It Has Gotten Harder to Vote! A democratic/liberal mime we hear often in regard to the increasing expectation the voter will have to have the ability to verify they are who they say they are. We see article after article of some hapless individual who claims they are unable to secure any form of identification, sometimes pictured, sometimes not.
What is the scale of the problem that drives one party to seek voter ID and the other to oppose it, as if being able to prove your identity is tantamount to a human rights violation? The Internet is full of sites claiming to provide the real facts on the level of fraud. Some, like http://voterfraudfacts.com, are so flagrantly bias as to only be credible to the left, while others like http://townhall.com offer the stories clearly inflated to incite the fears of the conservatives. As with all issues when they become polarizing political footballs the truth is nearly impossible to ascertain.
I believe we see in the United States that fraud and corruption are the key tools a political machine will use to maintain its position. For example, consider New York City through the nineteenth century where Tammany Hall ran the city. The most famous of the leadership was “Boss” Tweed who ran the city in the years following the Civil War. He was made famous, as a target of the political cartoonist Thomas Nash, who used his position and talents to expose the corruption of the Tammany organization. To say voter fraud did not exist, or was not used to keep one party in power for over a hundred years flies in the face of the facts.
The same thing can be said of the democratic machine in Chicago where stories of individuals continuing to vote for years after their deaths are popular urban lore.
We hear a lot of voter suppression through the requirement of identification, referring to the Jim Crow laws Southern Democrats put into place following the Civil War to support the racial segregation and suppression of the blacks set free as a result of that war. Clearly these laws were targeted against a specific group and imposed increasingly insurmountable hurdles to maintain the Democratic Party’s position of absolute authority in the block of Southern states. There is a huge, and somewhat disingenuous cry from the liberals that requiring ID will disenfranchise whole segments of society (presumably their voters). What I can’t find is any indication that the requirements for a specific form of identification to compare an individual to the voter registration list will significantly impinge on the rights of one entire ethnic class of voters.

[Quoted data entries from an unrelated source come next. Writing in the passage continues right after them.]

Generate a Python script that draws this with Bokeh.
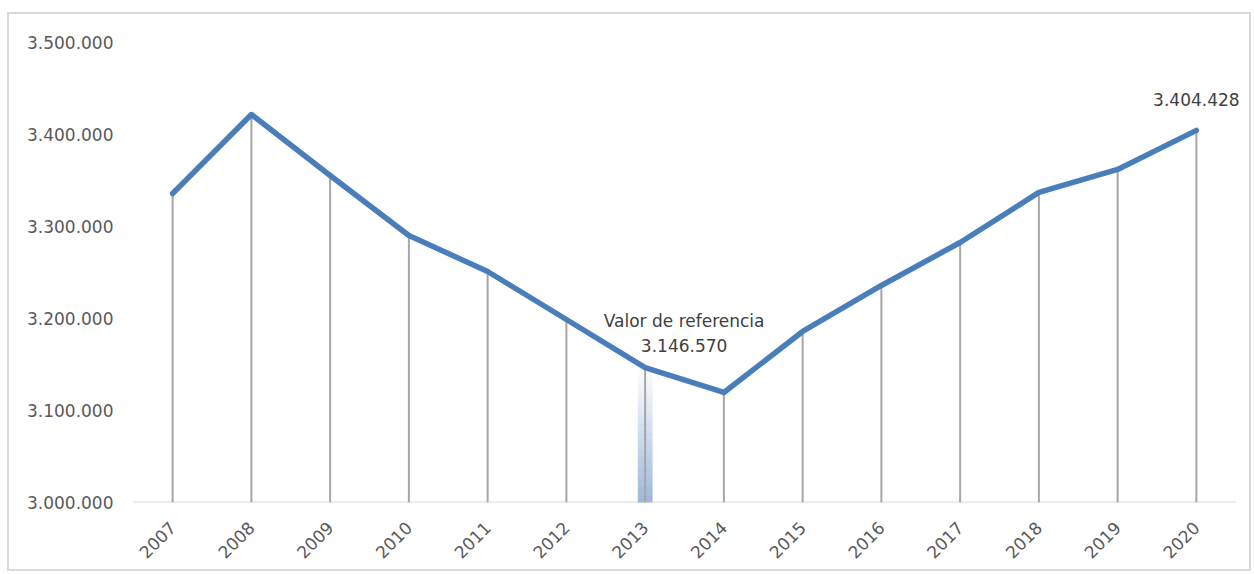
import numpy as np
from bokeh.plotting import figure
from bokeh.models import Range1d, FactorRange, CustomJSTickFormatter, ColumnDataSource, Label
from bokeh.embed import file_html
from bokeh.resources import INLINE

years = ["2007", "2008", "2009", "2010", "2011", "2012", "2013",
         "2014", "2015", "2016", "2017", "2018", "2019", "2020"]
values = [3335900, 3421700, 3355400, 3290200, 3251100, 3198900, 3146570,
          3119600, 3185900, 3235900, 3282600, 3337000, 3362000, 3404428]
y_ticks = [3000000, 3100000, 3200000, 3300000, 3400000, 3500000]
baseline = 3000000
ref_year = "2013"
ref_label = "Valor de referencia"
last_year = "2020"

def fmt(v):
    return f"{v:,}".replace(",", ".")

def fx(year):
    # synthetic (numeric) coordinate of a factor's centre on the FactorRange
    return years.index(year) + 0.5

FONT = "DejaVu Sans"
TXT = "#595959"

xr = FactorRange(*years, range_padding=0.2, range_padding_units="absolute")
p = figure(x_range=xr, y_range=Range1d(3000000, 3522800),
           width=1244, height=559, output_backend="svg", toolbar_location=None,
           min_border_left=108, min_border_right=2, min_border_top=7, min_border_bottom=71,
           margin=(12, 0, 0, 7))
p.styles = {"border": "2px solid #d9d9d9", "box-sizing": "border-box"}
p.outline_line_color = None
p.xgrid.grid_line_color = None
p.ygrid.grid_line_color = None
p.background_fill_color = "white"
p.border_fill_color = "white"

# y axis
p.yaxis.ticker = y_ticks
p.yaxis.axis_line_color = None
p.yaxis.major_tick_line_color = None
p.yaxis.minor_tick_line_color = None
p.yaxis.major_tick_out = 0
p.yaxis.major_label_standoff = 4
p.yaxis.major_label_text_font = FONT
p.yaxis.major_label_text_font_size = "17px"
p.yaxis.major_label_text_color = TXT
p.yaxis.formatter = CustomJSTickFormatter(
    code="return Math.round(tick).toString().replace(/\\B(?=(\\d{3})+(?!\\d))/g, '.');")

# x axis (its line is drawn as a baseline segment spanning the categories only)
p.xaxis.axis_line_color = None
p.xaxis.major_tick_line_color = None
p.xaxis.minor_tick_line_color = None
p.xaxis.major_label_orientation = np.pi / 4
p.xaxis.major_label_standoff = 16
p.xaxis.major_label_text_font = FONT
p.xaxis.major_label_text_font_size = "17px"
p.xaxis.major_label_text_color = TXT

p.segment(x0=[0], y0=[baseline], x1=[len(years)], y1=[baseline],
          line_color="#d9d9d9", line_width=2)

# gradient highlight bar at the reference year
ref_val = values[years.index(ref_year)]
n = 60
edges = np.linspace(baseline, ref_val, n + 1)
c0 = np.array([157, 182, 218])
c1 = np.array([255, 255, 255])
cols = []
for i in range(n):
    t = (i + 0.5) / n
    c = (c0 * (1 - t) + c1 * t).astype(int)
    cols.append("#%02x%02x%02x" % tuple(c))
p.vbar(x=[ref_year] * n, bottom=edges[:-1], top=edges[1:], width=0.18,
       fill_color=cols, line_color=cols, line_width=0.5)

# drop lines
src = ColumnDataSource(dict(x=years, y=values, b=[baseline] * len(years)))
p.segment(x0="x", y0="b", x1="x", y1="y", source=src, line_color="#a6a6a6", line_width=2)

# main line
p.line(x="x", y="y", source=src, line_color="#4a7ebb", line_width=5.5,
       line_cap="round", line_join="round")

# labels
last_val = values[years.index(last_year)]
lab_style = dict(text_align="center", text_baseline="alphabetic", text_font=FONT,
                 text_font_size="17px", text_color="#404040")
p.add_layout(Label(x=fx(last_year), y=last_val, text=fmt(last_val), y_offset=31, **lab_style))
p.add_layout(Label(x=fx(ref_year), y=ref_val, text=ref_label, x_offset=39, y_offset=47, **lab_style))
p.add_layout(Label(x=fx(ref_year), y=ref_val, text=fmt(ref_val), x_offset=39, y_offset=22, **lab_style))

open("out.html", "w").write(file_html(p, INLINE))
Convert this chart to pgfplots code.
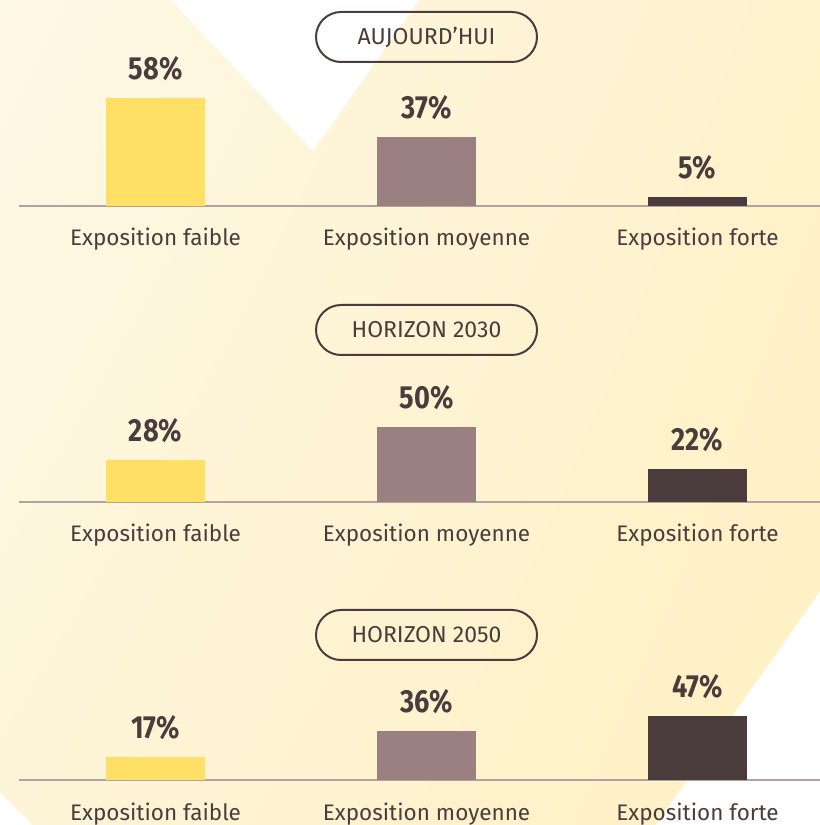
\documentclass[border=0pt]{standalone}
\usepackage{fontspec}
\setmainfont{Fira Sans}
\usepackage{pgfplots}
\pgfplotsset{compat=1.18}
\usetikzlibrary{shadings}
\definecolor{txt}{HTML}{4A3C3C}
\definecolor{cY}{HTML}{FFE066}
\definecolor{cM}{HTML}{9A8080}
\definecolor{cD}{HTML}{4A3C3C}
\definecolor{axl}{HTML}{B4A2A2}
\definecolor{bgUL}{HTML}{FEF8E6}
\definecolor{bgUR}{HTML}{FEF2CC}
\definecolor{bgLL}{HTML}{FEF5D8}
\definecolor{bgLR}{HTML}{FEF0C2}
\newcommand{\pctfont}{\fontsize{32bp}{34bp}\selectfont\bfseries}
\newcommand{\catfont}{\fontsize{22.5bp}{25bp}\selectfont}
\newcommand{\pillfont}{\fontsize{23bp}{25bp}\selectfont}
\pgfplotsset{panel/.style={
  scale only axis, width=801bp, anchor=south west,
  xmin=-0.504, xmax=2.452, ymin=0,
  axis x line*=bottom, axis y line=none, ytick=\empty,
  x axis line style={draw=axl, line width=1.5bp, -},
  xtick={0,1,2},
  xticklabels={Exposition faible, Exposition moyenne, Exposition forte},
  major tick length=0pt,
  xticklabel style={anchor=base, yshift=-40bp, font=\catfont, text=txt},
  ybar, bar width=99bp, bar shift=0pt, clip=false,
  nodes near coords={\scalebox{0.85}[1]{\pctfont\pgfmathprintnumber[assume math mode=true]{\pgfplotspointmeta}\%}},
  every node near coord/.append style={anchor=center, yshift=29bp, text=txt},
}}
\begin{document}
\begin{tikzpicture}
\useasboundingbox (0,0) rectangle (820bp,825bp);
\clip (0,0) rectangle (820bp,825bp);
\shade[upper left=bgUL, upper right=bgUR, lower left=bgLL, lower right=bgLR] (0,0) rectangle (820bp,825bp);
\fill[white] (170bp,826bp) -- (420bp,826bp) -- (313bp,674bp) -- cycle;
\fill[white] (821bp,235bp) -- (655bp,-1bp) -- (821bp,-1bp) -- cycle;
\fill[white] (-1bp,33bp) -- (33bp,-1bp) -- (-1bp,-1bp) -- cycle;

\begin{axis}[panel, at={(19bp,619bp)}, height=108bp, ymax=58]
\addplot[fill=cY, draw=none] coordinates {(0,58)};
\addplot[fill=cM, draw=none] coordinates {(1,37)};
\addplot[fill=cD, draw=none] coordinates {(2,5)};
\end{axis}
\begin{axis}[panel, at={(19bp,323bp)}, height=75bp, ymax=50]
\addplot[fill=cY, draw=none] coordinates {(0,28)};
\addplot[fill=cM, draw=none] coordinates {(1,50)};
\addplot[fill=cD, draw=none] coordinates {(2,22)};
\end{axis}
\begin{axis}[panel, at={(19bp,45bp)}, height=64.5bp, ymax=47]
\addplot[fill=cY, draw=none] coordinates {(0,17)};
\addplot[fill=cM, draw=none] coordinates {(1,36)};
\addplot[fill=cD, draw=none] coordinates {(2,47)};
\end{axis}

\foreach \yc/\lab in {788/AUJOURD’HUI, 495/HORIZON 2030, 190/HORIZON 2050}{
  \draw[txt, line width=2bp, rounded corners=25bp] (316bp,\yc bp+25bp) rectangle (537bp,\yc bp-25bp);
  \node[text=txt, font=\pillfont, anchor=center] at (426.5bp,\yc bp) {\lab};
}
\end{tikzpicture}
\end{document}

So what do other countries require for their citizenry? How about the Scandinavian countries? I hear so often about the qualities of their education system and how well socialism is working there, can anyone walk up and vote?
According to Wikipedia,“Possession of an ID card or any ID document is non-compulsory in Finland, though interactions with officials and companies, like voting, picking up a parcel from Itella offices or buying alcohol when a salesperson suspects buyer to be under 18 or 20 years old, can be difficult or impossible without an ID card, a passport or a driving licence.”
And according to ABC news,“Voting in Sweden (unlike constructing Ikea furniture) is not a huge headache. The Swedes have a virtually automatic enrollment system, which tracks every citizen's name, address, birth, and marital status. Voting registration is automatic, and for every election, proof of registration material is sent to the homes of every eligible Swedish citizen in the national database. Read more here about Sweden's voting practices.”
Again, according to Wikipedia,“All citizens and residents of Norway are included in the national register, Folkeregisteret, where each person is assigned a personal number of eleven digits which include the person's date of birth. The register is used for tax lists, voter lists, membership in the universal health care system and other purposes, and it is maintained by the tax authorities. All eligible voters receive a card in the mail before each election which shows the date, time and local polling place. Only citizens may vote in national elections, while longtime residents may vote in local and regional elections. Voting is not compulsory.”
How about our southern neighbor… does Mexico require ID? The answer is yes.
“In Mexico, there is a general electoral census. Any citizen of age 18 or greater must go to an electoral office in order be registered into the electoral census. Citizens receive a voting card (credencial de elector con fotografía), issued by the Federal Electoral Institute (IFE) that must be shown to vote in any election. The voting card also serves as a national identity document.”
In all cases, registration and identification are required. Even then it appears voter ID will not guarantee honest elections. That can only be accomplished through legitimate and fair oversight.
Even in Iran there is an identification requirement. In that case it seems to be a birth certificate verified by the local political leadership… hmmm, can you say Tammany Hall?
I don't think the Scandinavian systems would work for us for two reasons: scale and mobility in the society. We have a population that is significantly bigger and more mobile, and we citizens have become increasingly lazy about updating the government on our whereabouts.
You may notice I highlighted the Democrats use of fraud, I do so only because they are the ones in this case crying about the inequity of voter ID. I suspect if I looked deep enough I could find similar cases, perhaps on a smaller scale, where Republican’s have also maintained their power base through voter manipulation or fraud, but they just don’t spring quickly to the front of my research, but at the end of the day I still don't know if fraud is a localized or national issue.